先日とある居酒屋で隣に座っていた初老の親父さんがこんな呟きを洩らした。「消費税くらい10%でも20%でも払ってやるよ。その代わり銀行の利子を何とかして呉れよ。100万円1年預けて10円の利子しか付かないじゃ洒落にもならないよ」。この呟きが妙に耳に残った。

 個人金融資産1500兆円といわれているからもしこれに1%の利息が付けば単純に計算して15兆円の利子収入が発生することになる。消費税1%は2兆円の税収増とされているから1%の利息は消費税7%超に相当することになる。個人の財布(家計)を考えてみると、勤労所得と財産所得(利子や配当の所得)と言う形で収入を得て、所得税や消費税の税金を納め、残りの可処分所得で消費し余りを貯金しているから、消費税を納めるのも利子所得が減少するのも個人にとっては結果的に同じことだ。

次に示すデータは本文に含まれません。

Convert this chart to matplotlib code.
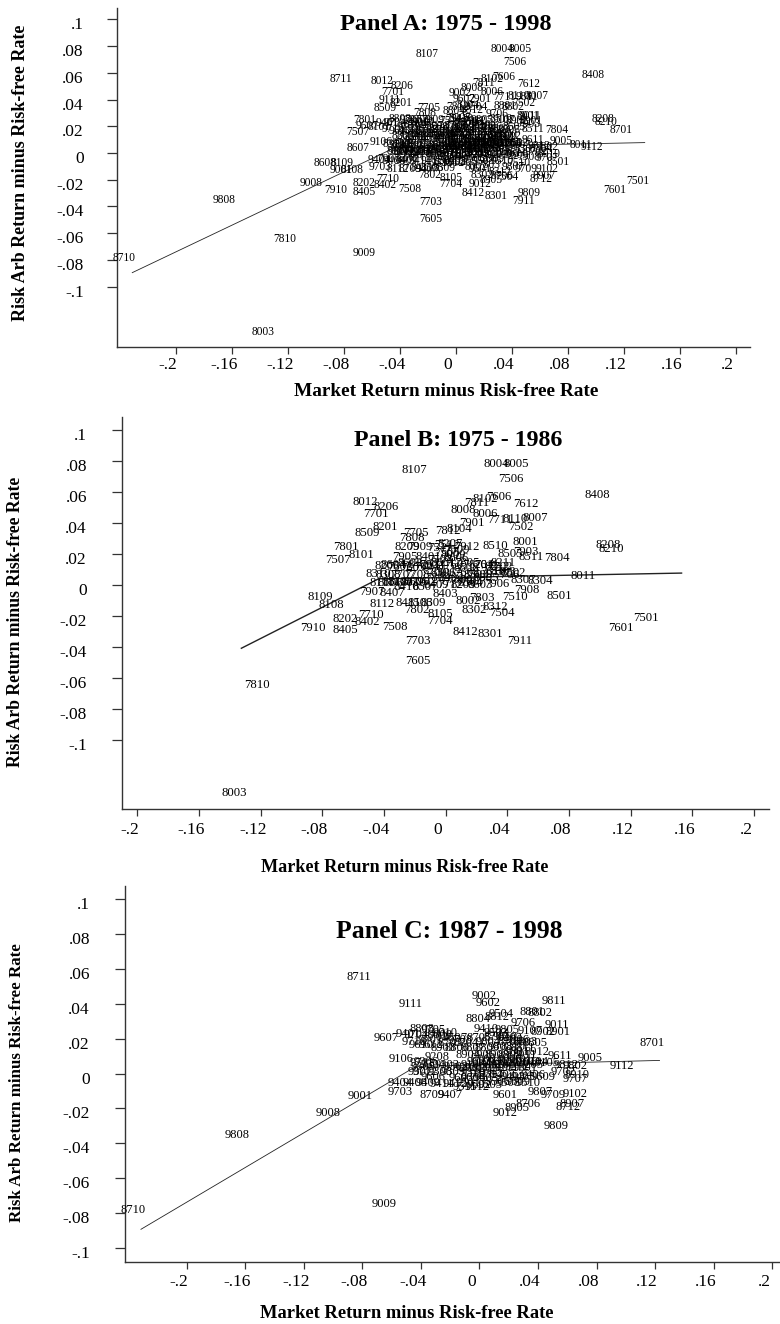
import matplotlib
matplotlib.use('Agg')
import matplotlib.pyplot as plt
from matplotlib.transforms import ScaledTranslation

plt.rcParams['font.family'] = ['Liberation Serif', 'DejaVu Serif']

# month labels and (market, risk arb) excess returns,
# the crowded middle of each cloud is only estimated
months_b = ['8107','8004','8005','7506','8408','8012','8206','7701','7606','8102','7811','7612','8008','8006',
            '7901','7711','8110','8007','7502','8201','8509','7812','8104','7705','7808','8208','8210','7801',
            '8101','7507','8510','8001','7903','8505','8511','7804','7912','8209','7909','8207','7905','8401',
            '8009','8205','8211','8011','8304','8501','7510','7908','7906','8307','8403','8002','7803','8302',
            '8312','7504','7802','8105','7704','8412','8301','7911','7703','7605','7810','8003','7601','7501',
            '8109','8108','8112','8202','7710','8402','7910','8405','7508','7907','8407','8411','8506','8309',
            '8310','8111',
            '7503','7505','7509','7511','7512','7602','7603','7604','7607','7608','7609','7610','7611','7702',
            '7706','7707','7708','7709','7712','7805','7806','7807','7809','7902','7904','8010','8103','8106',
            '8203','8204','8212','8303','8305','8306','8308','8311','8404','8406','8409','8410','8502','8503',
            '8504','8507','8508','8512','8601','8602','8603','8604','8605','8606']
x_b = [-.0203,.0331,.046,.0422,.0984,-.0523,-.0383,-.0452,.0342,.0259,.0201,.0519,.0115,.0259,
       .0169,.0352,.045,.0584,.0489,-.0393,-.0506,.0017,.0089,-.0195,-.022,.1055,.1072,-.0649,
       -.0549,-.0696,.0324,.0519,.0521,.0417,.0553,.072,.0136,-.0253,-.0166,.0028,-.0264,-.0112,
       .005,-.0378,.0374,.0893,.0612,.0735,.045,.0525,.0331,.0504,-.0004,.0147,.0233,.0186,
       .032,.0363,-.0184,-.0032,-.0037,.0125,.0288,.0482,-.0177,-.0179,-.1223,-.1372,.1134,.13,
       -.0811,-.0739,-.0415,-.0653,-.0486,-.0506,-.0858,-.0653,-.0329,-.048,-.0344,-.0242,-.0166,-.008,
       -.0437,-.0415,
       -.0037,.0006,.0071,-.0037,.0006,-.0296,-.021,-.0123,.0071,.0136,.0223,.0309,.0266,.0352,
       .0396,-.0275,-.0188,-.008,.0028,.0136,.0093,.0179,-.0048,-.0145,-.0091,-.021,-.0296,-.0361,
       .0115,.0233,.0331,.0374,.0266,-.0015,-.0372,-.0329,.0039,-.0166,-.0058,-.0253,.0439,.0201,
       .0158,-.0134,.0136,.0028,-.0015,-.0231,.0223,-.0339,-.0188,.0071]
y_b = [.0742,.0778,.0778,.0682,.0581,.0538,.0501,.0458,.057,.0555,.0527,.052,.0484,.0456,
       .0402,.0419,.0426,.043,.0372,.0376,.0338,.0348,.0359,.0338,.0301,.0258,.0232,.0247,
       .0194,.0161,.0254,.0275,.0215,.0198,.0178,.0172,.0243,.0247,.0247,.0265,.0183,.0183,
       .0194,.0125,.014,.0058,.0028,-.0069,-.0075,-.0032,.0006,.0032,-.0058,-.0101,-.0086,-.0161,
       -.014,-.0183,-.0161,-.0187,-.023,-.0301,-.0318,-.0359,-.0363,-.049,-.0645,-.134,-.0275,-.0213,
       -.0075,-.0129,-.0123,-.0222,-.0194,-.0237,-.028,-.029,-.0269,-.0043,-.0054,-.0114,-.0114,-.0114,
       .0069,.0015,
       .0161,.0204,.0226,.0237,.0258,.0118,.0108,.0118,.0129,.0075,.0065,.0086,.0129,.0118,
       .0065,.0065,.0065,.0075,0,.014,.0032,.0022,.0043,.0022,.0129,.0011,.0022,.0011,
       0,.0129,.0118,.0086,.0043,.0075,.0065,.0022,.0043,.0129,0,-.0011,.0075,.0065,
       .0011,-.0011,.0108,.0097,.014,.014,0,.0129,.0022,.0172]

months_c = ['9002','9602','9111','9811','9504','8804','8812','8801','8802','9706','9011','9410','8901','9107',
            '8902','8808','9607','9010','9401','9507','9710','9106','9208','9005','9611','8701','9112','9812',
            '9802','9703','9404','9001','9008','9808','8710','9009','8711','8709','9407','9601','9012','8905',
            '8706','9807','9709','9102','8907','8712','9809','9707','9609','8910','9702','9503',
            '8702','8703','8704','8705','8707','8708','8803','8805','8806','8807','8809','8810','8811','8903',
            '8904','8906','8908','8909','8911','8912','9003','9004','9006','9007','9101','9103','9104','9105',
            '9108','9109','9110','9201','9203','9204','9205','9206','9207','9209','9210','9211','9212','9301',
            '9302','9303','9304','9305','9306','9307','9308','9309','9310','9311','9312','9402','9403','9405',
            '9406','9408','9409','9411','9412','9501','9502','9505','9506','9508','9509','9510','9511','9512',
            '9603','9604','9605','9606','9608','9610','9612','9701','9704','9705','9708','9711','9712','9801',
            '9803','9804','9805','9806','9810','9202']
x_c = [.0031,.006,-.0468,.0509,.0145,-.0008,.0117,.0356,.0413,.0299,.0532,.0044,.0538,.0345,
       .0436,-.0395,-.0634,-.0236,-.0486,-.0167,-.0447,-.0536,-.0288,.0755,.055,.1178,.0971,.0595,
       .0652,-.0543,-.0543,-.0816,-.1033,-.1656,-.2365,-.0652,-.0823,-.0327,-.0201,.0174,.0174,.0254,
       .0334,.0413,.0504,.0652,.063,.0607,.0527,.0652,.0436,.0664,.0573,.0117,
       -.0293,-.0201,-.0088,-.0003,.0117,.0208,.0311,.0379,-.0156,-.0042,.0049,.0231,.0299,-.0247,
       -.0076,.0026,.0117,.0208,.0311,.039,-.0003,.0072,.014,.0208,.0277,.0334,.039,.0459,
       -.0042,.0026,.0094,.0163,.0231,.0299,.0356,-.0088,-.0019,.0049,.0117,.0186,.0254,.0311,
       -.0156,-.0224,-.0315,-.0384,-.0361,-.0406,-.027,-.0179,-.0042,.0015,.0083,.0163,.0231,.0299,
       .0368,-.044,-.035,-.0258,-.0167,-.0076,-.0003,.0072,.0129,.0197,.0265,.0334,-.0099,-.0019,
       -.0122,-.0042,.0049,-.0315,-.027,-.0395,-.0327,-.0338,-.0429,-.0315,-.0133,-.0395,-.0372,.0254,
       .014,.006,.0186,.0254,.0174,.0208]
y_c = [.0447,.0403,.0399,.0416,.0342,.0311,.0322,.0351,.0345,.0292,.0278,.0256,.0236,.0246,
       .024,.0255,.0202,.0234,.0225,.0202,.0179,.0081,.0093,.0087,.01,.0175,.0043,.0049,
       .0043,-.0108,-.0053,-.0127,-.0228,-.0353,-.0784,-.0749,.0554,-.0123,-.0123,-.0123,-.0229,-.02,
       -.0175,-.0104,-.0123,-.012,-.0175,-.0194,-.0299,-.0034,-.0018,-.0009,.001,.0234,
       .0211,.0173,.0173,.0202,.0211,.0183,.0183,.0173,.0144,.0144,.0144,.0154,.0144,.0144,
       .0106,.0106,.0106,.0106,.0106,.0125,.0068,.0077,.0068,.0077,.0077,.0068,.0068,.0058,
       .0049,.0058,.0049,.0049,.0058,.0058,.0049,.003,.003,.0024,.003,.003,.0035,.003,
       .0039,.0049,.0049,.0039,.0068,.0011,.0011,.0011,.0001,-.0005,-.0005,-.0009,-.0018,-.0018,
       -.0009,-.0056,-.0056,-.006,-.006,-.0056,-.0066,-.0066,-.0047,-.0056,-.0047,-.0056,-.0076,-.0076,
       -.0028,-.0028,-.0028,-.0018,.0221,.0164,.0164,.0192,.0221,.025,.0192,.0058,.0011,.0125,
       .0154,.0183,.025,.0192,.0211,.0202]

# shown in panel A only
months_extra = ['8607','8608','8609','8610','8611','8612']
x_extra = [-.0698,-.0934,-.012,.018,.043,.004]
y_extra = [.0037,-.0072,.006,.008,0,.013]

line_a_x = [-.231,-.0435,.135]
line_a_y = [-.0895,.004,.0078]
line_b_x = [-.1325,-.0435,.153]
line_b_y = [-.0408,.004,.0077]
line_c_x = [-.2312,-.0435,.123]
line_c_y = [-.0894,.004,.0075]

x_ticks = [-.2,-.16,-.12,-.08,-.04,0,.04,.08,.12,.16,.2]
x_tick_labels = ['-.2','-.16','-.12','-.08','-.04','0','.04','.08','.12','.16','.2']
y_ticks = [.1,.08,.06,.04,.02,0,-.02,-.04,-.06,-.08,-.1]
y_tick_labels = ['.1','.08','.06','.04','.02','0','-.02','-.04','-.06','-.08','-.1']

W, H = 780, 1324
fig = plt.figure(figsize=(W/100, H/100), dpi=100)


def panel(left, right, top, bottom, xlim, ylim, months, xs, ys, lx, ly, lw, lab_size, pad_y, pad_x):
    ax = fig.add_axes([left/W, 1-bottom/H, (right-left)/W, (bottom-top)/H])
    ax.set_xlim(xlim)
    ax.set_ylim(ylim)
    ax.spines['top'].set_visible(False)
    ax.spines['right'].set_visible(False)
    ax.spines['left'].set_color('#333333')
    ax.spines['bottom'].set_color('#333333')
    ax.spines['left'].set_linewidth(1.0)
    ax.spines['bottom'].set_linewidth(1.0)
    ax.plot(lx, ly, color='#222222', lw=lw, zorder=1)
    for m, x, y in zip(months, xs, ys):
        ax.text(x, y, m, fontsize=lab_size, ha='center', va='center', color='black')
    ax.set_xticks(x_ticks)
    ax.set_xticklabels(x_tick_labels, fontsize=12.5)
    ax.set_yticks(y_ticks)
    ax.set_yticklabels(y_tick_labels, fontsize=12.5)
    ax.tick_params(axis='x', length=5, width=0.9, color='#333333', pad=pad_x)
    ax.tick_params(axis='y', length=7, width=0.9, color='#333333', pad=pad_y)
    # the tick labels sit a bit off their ticks in the original
    for lab in ax.get_xticklabels():
        lab.set_transform(lab.get_transform() + ScaledTranslation(-8/100, 0, fig.dpi_scale_trans))
    for lab in ax.get_yticklabels():
        lab.set_transform(lab.get_transform() + ScaledTranslation(0, -4/100, fig.dpi_scale_trans))
    return ax


panel(117, 750, 8, 346.7, (-.2419, .2102), (-.1449, .1085),
      months_b + months_c + months_extra, x_b + x_c + x_extra, y_b + y_c + y_extra,
      line_a_x, line_a_y, 0.6, 8.3, 17, 2.5)
panel(121.7, 769, 417, 809.3, (-.2101, .2097), (-.1447, .1084),
      months_b, x_b, y_b, line_b_x, line_b_y, 1.0, 9.2, 18, 4)
panel(125.3, 780, 886, 1261.7, (-.2419, .2053), (-.108, .1076),
      months_c, x_c, y_c, line_c_x, line_c_y, 0.6, 9.0, 18.5, 4)


def label(px, py, s, size, rot=0):
    fig.text(px/W, 1-py/H, s, fontsize=size, fontweight='bold', ha='center', va='center', rotation=rot)


label(446, 24, 'Panel A: 1975 - 1998', 17.5)
label(458, 440, 'Panel B: 1975 - 1986', 17.2)
label(449, 932, 'Panel C: 1987 - 1998', 18.5)
label(446, 392, 'Market Return minus Risk-free Rate', 13.9)
label(405, 867, 'Market Return minus Risk-free Rate', 13.1)
label(407, 1313, 'Market Return minus Risk-free Rate', 13.35)
label(21, 173, 'Risk Arb Return minus Risk-free Rate', 13, 90)
label(16, 622, 'Risk Arb Return minus Risk-free Rate', 12.7, 90)
label(17, 1083, 'Risk Arb Return minus Risk-free Rate', 12.2, 90)

fig.savefig('out.png', dpi=100)
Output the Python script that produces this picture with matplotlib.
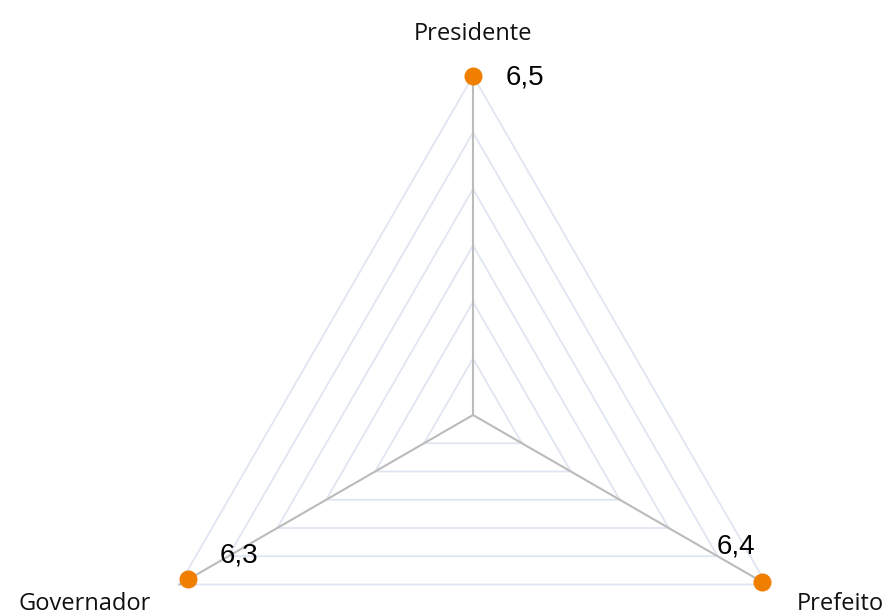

ということはこれまで消費税は5%払っていると思っていたが、実は10年以上前から消費税7%~15%(2%の利息なら)分位の「負担」を我慢させられてきたことになる。
 昨今消費税増税を声高に叫んでいる人達は、我国の消費税は西欧先進諸国の水準に比べて15%近い増税余地がある、と其の正当性を主張しているが、本当にそうなのだろうか。

 バブル崩壊から脱出するために平成11年2月にゼロ金利が導入され、それにつれて預金金利も平成3年の2%から平成11年に0.001%の水準に引き下げられた。この措置により受取利息は平成3年の38.9兆円をピークに17年には3.5兆円と1/10に減少した。一方家計は住宅ローンなどの借入れをしているが支払利率は受取利率ほど低くなっていないから純利子所得(受取利息―支払利息)は17年に10.2兆円の支払超過になっている。
 平成3年時点の利子所得38.9兆円を基準として4年以降各年の実際の受取利息との差額を逸失利子所得と考えて17年までを累計すると331兆円になる。支払利息の軽減分(82兆円)を調整したネットの逸失利子も249兆円に上る。(資料:予算委員会調査室福嶋博之「低金利がもたらした家計から企業への所得移転」)

 少々古い資料だがこれに従えばこれまで家計の被った「受け取ることの出来たかもしれない純利息収入逸失額」は17年時点の249兆円から更に積み上がって300兆円に達しているに違いない。国民所得勘定に云う「個人所得=国民所得+(個人利子所得)-(法人企業利潤)-(純利子)」であるから個人の利子所得の減少はマクロでみた個人所得の減少に大きな影響を及ぼしているはずであり、デフレの一因とみることもあながち誤りとは云えまい。
 デフレの原因が需給ギャップ(供給力に比して需要力が少ない状態)にあるとすれば消費の源泉である利子所得が大幅に減少している今、消費税増税によって家計から更なる収奪を行うようなことをすればますます消費が落ち込んでデフレを進行させることは明らかである。

 欧州諸国が景気の落ち込みを金融緩和(低利子化)によって凌ぎ、それによって悪化した財政を増税(家計から政府への所得移転)や雇用調整で健全化を図ろうとして経済破綻しかかっている現状は、今政権が政治生命を賭して行おうとしている「財政健全化のための消費税増税」が全く同じ過ちの後追いになる危険性を暗示していると言えないだろうか。